Not everyone who starts college winds up finishing it and walking away with a degree. You might come up with a great business idea midway through your studies and leave school to pursue that venture. Or you might have a different reason for abandoning college. But regardless of why you're dropping out of school, if you've already taken out student loans, leaving college could put you in a situation where you're forced to start paying them back sooner than expected.
How dropping out of college impacts your loans
Most student loans come with a grace period -- a period of time following your studies during which you don't have to start paying them back. With federal loans, that grace period is six months long. With private loans, it's often six months long as well, though there are no preset regulations, so you'll need to check with your lender to see what your loan agreement entails.
Grace periods are generally triggered once you're no longer enrolled in college. As such, if you drop out of school midway through and don't enroll for an upcoming semester, you'll begin your grace period. Once that period ends, you'll need to start repaying the loans you took out.
Keep in mind that unless you took out federal subsidized loans, your student debt will continue to accrue interest during your grace period. So if you're dropping out of college to start working immediately, it's beneficial to start chipping away at that debt as soon as possible.
Will dropping out of college make it harder to repay your loans?
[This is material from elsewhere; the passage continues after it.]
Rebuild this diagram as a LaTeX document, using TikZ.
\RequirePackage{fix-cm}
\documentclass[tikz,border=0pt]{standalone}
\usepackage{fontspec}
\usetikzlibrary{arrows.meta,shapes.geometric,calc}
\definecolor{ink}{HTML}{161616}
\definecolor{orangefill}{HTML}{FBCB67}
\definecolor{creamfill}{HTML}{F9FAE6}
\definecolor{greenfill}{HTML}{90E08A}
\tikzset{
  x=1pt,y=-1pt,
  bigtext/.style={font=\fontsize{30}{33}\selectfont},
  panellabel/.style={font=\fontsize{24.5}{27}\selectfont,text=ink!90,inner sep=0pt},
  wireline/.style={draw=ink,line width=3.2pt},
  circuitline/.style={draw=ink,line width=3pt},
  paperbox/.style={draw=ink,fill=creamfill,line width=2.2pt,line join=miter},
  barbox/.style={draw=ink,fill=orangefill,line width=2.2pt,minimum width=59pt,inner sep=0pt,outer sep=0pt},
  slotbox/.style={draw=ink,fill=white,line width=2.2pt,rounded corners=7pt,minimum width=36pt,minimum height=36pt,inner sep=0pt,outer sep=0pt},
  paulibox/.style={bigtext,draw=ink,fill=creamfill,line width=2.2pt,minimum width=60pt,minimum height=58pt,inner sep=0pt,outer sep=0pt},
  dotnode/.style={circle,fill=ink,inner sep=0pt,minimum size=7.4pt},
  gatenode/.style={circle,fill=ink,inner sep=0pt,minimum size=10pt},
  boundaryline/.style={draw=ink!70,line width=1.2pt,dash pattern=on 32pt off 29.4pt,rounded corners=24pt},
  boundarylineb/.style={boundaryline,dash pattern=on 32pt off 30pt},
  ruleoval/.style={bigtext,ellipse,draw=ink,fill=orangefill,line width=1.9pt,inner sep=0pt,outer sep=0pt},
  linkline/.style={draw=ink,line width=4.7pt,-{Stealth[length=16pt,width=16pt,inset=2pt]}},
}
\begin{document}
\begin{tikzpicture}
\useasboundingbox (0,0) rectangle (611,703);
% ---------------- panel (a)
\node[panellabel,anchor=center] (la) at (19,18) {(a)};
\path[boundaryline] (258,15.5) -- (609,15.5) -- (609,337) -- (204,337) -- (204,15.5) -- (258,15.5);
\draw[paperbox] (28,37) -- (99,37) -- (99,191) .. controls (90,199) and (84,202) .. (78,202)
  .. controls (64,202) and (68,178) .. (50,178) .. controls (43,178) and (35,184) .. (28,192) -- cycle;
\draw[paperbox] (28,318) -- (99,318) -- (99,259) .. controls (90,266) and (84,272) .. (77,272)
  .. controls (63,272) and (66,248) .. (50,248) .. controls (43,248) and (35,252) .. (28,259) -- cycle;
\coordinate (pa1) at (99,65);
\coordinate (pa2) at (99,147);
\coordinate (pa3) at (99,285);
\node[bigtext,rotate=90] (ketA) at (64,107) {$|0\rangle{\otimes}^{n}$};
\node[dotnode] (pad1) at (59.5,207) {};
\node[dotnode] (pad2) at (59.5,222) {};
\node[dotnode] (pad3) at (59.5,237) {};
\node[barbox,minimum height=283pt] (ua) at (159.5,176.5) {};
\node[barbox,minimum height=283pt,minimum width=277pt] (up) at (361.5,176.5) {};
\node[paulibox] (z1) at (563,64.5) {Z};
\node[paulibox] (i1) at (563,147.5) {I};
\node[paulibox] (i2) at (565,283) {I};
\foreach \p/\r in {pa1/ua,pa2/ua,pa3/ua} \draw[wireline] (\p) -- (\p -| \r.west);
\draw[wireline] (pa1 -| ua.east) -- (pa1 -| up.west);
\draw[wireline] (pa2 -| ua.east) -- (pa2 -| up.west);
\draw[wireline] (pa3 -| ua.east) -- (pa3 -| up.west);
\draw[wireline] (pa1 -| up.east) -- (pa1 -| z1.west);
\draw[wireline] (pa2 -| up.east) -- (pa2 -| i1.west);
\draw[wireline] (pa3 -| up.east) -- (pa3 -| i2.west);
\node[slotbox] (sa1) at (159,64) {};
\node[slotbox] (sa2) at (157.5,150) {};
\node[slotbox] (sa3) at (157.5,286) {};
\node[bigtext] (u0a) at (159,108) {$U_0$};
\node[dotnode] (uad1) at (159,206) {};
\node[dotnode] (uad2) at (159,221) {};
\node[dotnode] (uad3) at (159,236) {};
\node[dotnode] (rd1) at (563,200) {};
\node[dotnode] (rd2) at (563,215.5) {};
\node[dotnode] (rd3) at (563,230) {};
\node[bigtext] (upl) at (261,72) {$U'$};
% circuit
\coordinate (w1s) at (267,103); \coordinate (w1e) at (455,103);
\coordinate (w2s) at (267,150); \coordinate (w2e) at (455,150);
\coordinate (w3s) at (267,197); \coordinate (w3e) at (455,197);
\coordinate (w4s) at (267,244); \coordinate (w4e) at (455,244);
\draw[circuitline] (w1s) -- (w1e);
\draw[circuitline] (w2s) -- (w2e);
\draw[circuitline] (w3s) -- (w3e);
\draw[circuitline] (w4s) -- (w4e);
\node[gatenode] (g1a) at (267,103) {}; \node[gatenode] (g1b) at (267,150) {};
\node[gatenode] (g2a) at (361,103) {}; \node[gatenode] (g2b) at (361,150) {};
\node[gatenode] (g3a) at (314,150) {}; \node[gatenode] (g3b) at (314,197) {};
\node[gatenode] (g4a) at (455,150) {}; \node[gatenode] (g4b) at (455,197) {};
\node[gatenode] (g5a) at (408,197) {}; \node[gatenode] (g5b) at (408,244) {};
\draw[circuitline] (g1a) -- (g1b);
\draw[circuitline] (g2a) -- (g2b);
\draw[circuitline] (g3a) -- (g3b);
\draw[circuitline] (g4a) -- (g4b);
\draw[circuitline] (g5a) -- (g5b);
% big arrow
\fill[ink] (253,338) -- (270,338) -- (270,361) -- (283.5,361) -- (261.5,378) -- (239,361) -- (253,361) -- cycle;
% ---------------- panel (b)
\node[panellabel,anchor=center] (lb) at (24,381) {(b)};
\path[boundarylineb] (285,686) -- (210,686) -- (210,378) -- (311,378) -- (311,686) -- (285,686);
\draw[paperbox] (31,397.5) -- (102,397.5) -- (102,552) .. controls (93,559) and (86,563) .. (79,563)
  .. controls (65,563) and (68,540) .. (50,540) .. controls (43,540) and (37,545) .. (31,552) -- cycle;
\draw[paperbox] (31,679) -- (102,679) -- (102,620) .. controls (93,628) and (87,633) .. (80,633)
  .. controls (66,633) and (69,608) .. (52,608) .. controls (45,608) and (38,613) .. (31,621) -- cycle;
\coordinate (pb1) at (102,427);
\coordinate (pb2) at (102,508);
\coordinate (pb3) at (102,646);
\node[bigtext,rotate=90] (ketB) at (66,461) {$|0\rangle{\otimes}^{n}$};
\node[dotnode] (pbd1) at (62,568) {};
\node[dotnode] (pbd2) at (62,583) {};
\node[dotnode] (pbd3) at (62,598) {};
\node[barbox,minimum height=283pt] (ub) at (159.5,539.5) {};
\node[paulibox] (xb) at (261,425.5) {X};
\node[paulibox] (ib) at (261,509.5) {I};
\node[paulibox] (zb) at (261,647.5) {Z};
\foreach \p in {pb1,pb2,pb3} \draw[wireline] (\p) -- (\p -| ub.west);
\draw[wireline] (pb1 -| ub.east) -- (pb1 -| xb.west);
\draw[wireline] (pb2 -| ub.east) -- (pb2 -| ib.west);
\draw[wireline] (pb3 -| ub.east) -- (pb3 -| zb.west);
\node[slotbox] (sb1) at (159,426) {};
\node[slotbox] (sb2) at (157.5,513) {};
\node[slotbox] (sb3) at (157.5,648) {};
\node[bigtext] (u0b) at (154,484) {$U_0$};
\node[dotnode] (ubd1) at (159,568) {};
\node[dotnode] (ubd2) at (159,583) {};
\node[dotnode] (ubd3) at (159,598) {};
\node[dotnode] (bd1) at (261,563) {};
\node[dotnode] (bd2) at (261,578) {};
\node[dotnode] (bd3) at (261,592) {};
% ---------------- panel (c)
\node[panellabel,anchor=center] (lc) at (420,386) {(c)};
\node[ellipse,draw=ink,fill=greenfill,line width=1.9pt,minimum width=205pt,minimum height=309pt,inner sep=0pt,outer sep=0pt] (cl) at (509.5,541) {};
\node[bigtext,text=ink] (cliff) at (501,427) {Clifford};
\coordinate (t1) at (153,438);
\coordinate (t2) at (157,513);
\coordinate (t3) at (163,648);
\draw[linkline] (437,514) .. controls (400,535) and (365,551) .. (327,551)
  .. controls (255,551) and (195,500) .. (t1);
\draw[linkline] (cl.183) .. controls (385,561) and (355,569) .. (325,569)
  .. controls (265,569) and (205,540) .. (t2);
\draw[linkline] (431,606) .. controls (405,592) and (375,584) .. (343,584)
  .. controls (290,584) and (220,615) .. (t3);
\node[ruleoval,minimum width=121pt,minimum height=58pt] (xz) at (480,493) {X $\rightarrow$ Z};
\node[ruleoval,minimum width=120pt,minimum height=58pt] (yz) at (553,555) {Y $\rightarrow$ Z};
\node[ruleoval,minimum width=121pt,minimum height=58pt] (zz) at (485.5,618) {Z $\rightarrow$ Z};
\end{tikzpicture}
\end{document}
If you're dropping out of college to pursue a lucrative business opportunity or to work full-time at a job with a decent salary, then paying off your student debt may not be all that difficult -- or at least no more difficult than it would be for the typical college grad who finishes school and gets a job. But remember, statistically speaking, job seekers with college degrees tend to score higher salaries than those without degrees. If you're not able to lock in a decent wage following your studies, you might struggle to repay your debt.
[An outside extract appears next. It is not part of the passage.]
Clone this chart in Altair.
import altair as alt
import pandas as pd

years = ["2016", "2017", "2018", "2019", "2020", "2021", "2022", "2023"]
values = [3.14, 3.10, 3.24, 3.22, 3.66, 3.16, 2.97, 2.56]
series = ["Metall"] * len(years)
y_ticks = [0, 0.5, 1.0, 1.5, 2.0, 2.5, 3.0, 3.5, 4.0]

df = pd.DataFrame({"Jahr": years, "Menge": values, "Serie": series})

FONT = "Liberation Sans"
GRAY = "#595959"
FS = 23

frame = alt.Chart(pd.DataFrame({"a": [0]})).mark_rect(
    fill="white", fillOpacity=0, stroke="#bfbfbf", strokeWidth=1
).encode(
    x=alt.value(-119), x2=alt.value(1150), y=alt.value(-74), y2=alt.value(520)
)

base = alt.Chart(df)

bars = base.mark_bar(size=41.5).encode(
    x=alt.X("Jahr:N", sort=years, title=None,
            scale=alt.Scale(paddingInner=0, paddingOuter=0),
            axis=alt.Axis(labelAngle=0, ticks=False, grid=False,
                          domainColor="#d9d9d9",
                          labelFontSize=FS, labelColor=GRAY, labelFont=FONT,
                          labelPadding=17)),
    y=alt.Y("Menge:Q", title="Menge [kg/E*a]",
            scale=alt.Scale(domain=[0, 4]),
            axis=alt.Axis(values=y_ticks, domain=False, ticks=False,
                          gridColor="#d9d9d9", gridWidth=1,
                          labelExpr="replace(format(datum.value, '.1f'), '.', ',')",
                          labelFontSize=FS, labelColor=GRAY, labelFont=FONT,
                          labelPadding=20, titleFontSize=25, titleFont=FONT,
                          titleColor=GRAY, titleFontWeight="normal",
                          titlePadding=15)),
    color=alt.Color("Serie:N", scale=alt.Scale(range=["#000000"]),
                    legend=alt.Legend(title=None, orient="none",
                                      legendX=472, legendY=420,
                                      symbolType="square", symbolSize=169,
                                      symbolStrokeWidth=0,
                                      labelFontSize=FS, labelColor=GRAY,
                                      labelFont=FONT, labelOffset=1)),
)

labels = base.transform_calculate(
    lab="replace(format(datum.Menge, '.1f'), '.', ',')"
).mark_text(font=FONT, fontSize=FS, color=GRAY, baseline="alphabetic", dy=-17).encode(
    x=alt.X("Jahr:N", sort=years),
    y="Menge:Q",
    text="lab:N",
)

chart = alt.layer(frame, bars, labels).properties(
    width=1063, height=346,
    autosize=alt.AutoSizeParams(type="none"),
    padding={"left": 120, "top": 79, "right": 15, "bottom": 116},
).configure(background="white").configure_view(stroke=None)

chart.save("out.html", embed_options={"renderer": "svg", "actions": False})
If that's the case, your best bet is to make that debt as affordable as possible. If you took out federal loans, you can see about getting on an income-driven repayment plan, which will recalculate your monthly student debt payments as a reasonable percentage of your income. If you took out private loans, you can try negotiating with your lender for a lower interest rate to make your debt less expensive. And if that doesn't work, there's also the option to refinance to a new student loan with a lower interest rate.
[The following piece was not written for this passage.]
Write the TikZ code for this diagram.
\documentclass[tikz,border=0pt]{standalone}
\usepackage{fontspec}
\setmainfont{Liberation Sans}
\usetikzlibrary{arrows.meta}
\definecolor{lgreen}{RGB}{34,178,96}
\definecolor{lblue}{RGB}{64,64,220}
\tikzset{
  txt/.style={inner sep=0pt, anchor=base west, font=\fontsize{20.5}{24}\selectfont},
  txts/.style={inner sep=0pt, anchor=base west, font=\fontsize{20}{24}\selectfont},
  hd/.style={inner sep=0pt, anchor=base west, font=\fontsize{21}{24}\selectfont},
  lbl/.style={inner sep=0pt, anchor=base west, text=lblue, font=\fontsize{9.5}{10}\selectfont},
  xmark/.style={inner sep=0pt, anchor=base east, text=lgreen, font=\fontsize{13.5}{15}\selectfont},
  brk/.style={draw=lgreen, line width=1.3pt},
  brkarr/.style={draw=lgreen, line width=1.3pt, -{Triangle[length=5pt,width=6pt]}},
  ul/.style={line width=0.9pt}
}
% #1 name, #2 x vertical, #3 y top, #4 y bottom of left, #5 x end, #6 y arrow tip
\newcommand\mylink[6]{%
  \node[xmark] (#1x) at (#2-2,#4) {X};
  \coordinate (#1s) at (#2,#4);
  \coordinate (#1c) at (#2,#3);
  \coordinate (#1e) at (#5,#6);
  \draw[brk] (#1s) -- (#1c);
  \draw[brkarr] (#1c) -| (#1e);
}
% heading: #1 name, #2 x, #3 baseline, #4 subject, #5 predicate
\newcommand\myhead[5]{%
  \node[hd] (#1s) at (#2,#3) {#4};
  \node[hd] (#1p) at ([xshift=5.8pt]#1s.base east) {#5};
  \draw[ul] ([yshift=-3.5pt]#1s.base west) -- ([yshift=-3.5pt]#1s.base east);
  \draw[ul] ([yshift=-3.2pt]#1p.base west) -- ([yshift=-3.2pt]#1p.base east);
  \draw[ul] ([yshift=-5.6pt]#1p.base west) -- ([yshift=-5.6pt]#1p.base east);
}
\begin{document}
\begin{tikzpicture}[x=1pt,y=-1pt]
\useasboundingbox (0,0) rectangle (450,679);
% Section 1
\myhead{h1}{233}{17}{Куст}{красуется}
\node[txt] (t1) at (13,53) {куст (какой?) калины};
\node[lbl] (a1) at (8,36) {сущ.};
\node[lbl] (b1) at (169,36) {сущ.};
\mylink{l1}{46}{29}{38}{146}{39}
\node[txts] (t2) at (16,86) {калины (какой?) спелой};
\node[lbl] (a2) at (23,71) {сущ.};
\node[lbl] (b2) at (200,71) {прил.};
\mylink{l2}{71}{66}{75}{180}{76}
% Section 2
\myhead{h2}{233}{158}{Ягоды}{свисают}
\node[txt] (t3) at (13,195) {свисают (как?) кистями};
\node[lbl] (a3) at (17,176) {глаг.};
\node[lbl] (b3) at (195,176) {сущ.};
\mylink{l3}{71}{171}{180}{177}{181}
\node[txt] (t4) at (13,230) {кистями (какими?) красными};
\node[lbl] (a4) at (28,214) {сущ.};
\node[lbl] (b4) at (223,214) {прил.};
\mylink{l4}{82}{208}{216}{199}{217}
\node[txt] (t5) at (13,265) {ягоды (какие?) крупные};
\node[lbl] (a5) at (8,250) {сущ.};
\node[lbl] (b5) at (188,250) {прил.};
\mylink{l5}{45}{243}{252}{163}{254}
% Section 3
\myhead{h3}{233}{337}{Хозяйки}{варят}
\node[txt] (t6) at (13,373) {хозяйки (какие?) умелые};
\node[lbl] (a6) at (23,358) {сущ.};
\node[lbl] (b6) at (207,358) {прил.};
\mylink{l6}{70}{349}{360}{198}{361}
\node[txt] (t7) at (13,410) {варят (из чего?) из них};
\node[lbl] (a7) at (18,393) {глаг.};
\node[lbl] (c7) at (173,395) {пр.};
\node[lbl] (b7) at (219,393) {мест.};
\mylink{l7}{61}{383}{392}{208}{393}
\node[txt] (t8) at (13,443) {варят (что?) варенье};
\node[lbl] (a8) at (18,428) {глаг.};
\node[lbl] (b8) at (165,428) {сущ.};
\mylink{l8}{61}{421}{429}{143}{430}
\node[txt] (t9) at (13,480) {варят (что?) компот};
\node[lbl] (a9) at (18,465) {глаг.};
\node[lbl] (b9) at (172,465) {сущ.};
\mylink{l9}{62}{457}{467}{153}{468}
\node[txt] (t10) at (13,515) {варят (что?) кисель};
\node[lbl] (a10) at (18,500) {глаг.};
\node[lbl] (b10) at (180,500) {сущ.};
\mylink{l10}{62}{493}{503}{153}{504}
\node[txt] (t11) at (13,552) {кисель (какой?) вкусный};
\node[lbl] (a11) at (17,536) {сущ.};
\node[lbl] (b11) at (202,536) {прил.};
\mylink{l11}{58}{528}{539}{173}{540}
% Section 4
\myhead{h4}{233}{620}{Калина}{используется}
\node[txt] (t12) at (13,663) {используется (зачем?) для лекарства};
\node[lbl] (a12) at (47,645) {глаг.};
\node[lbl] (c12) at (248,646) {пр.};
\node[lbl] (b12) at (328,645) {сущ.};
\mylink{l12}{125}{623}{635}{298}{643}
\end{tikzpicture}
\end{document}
Either way, make sure to stay on top of your student loans to avoid a scenario where you wind up defaulting. Once that happens, you face a host of negative consequences, from wage garnishment to long-term damage to your credit score. Unfortunately, student loan borrowers who don't wind up with a degree are three times more likely to default on their debt than borrowers who complete their studies, so make every effort to avoid becoming part of that statistic.
That's one reason to think long and hard about your decision to drop out of college. You may find that you're able to complete your degree by switching majors, adjusting your schedule, or taking a little time off to work and saving money to ease the financial burden. If you can, you'll be able to benefit from the higher salary you'll likely earn after the fact.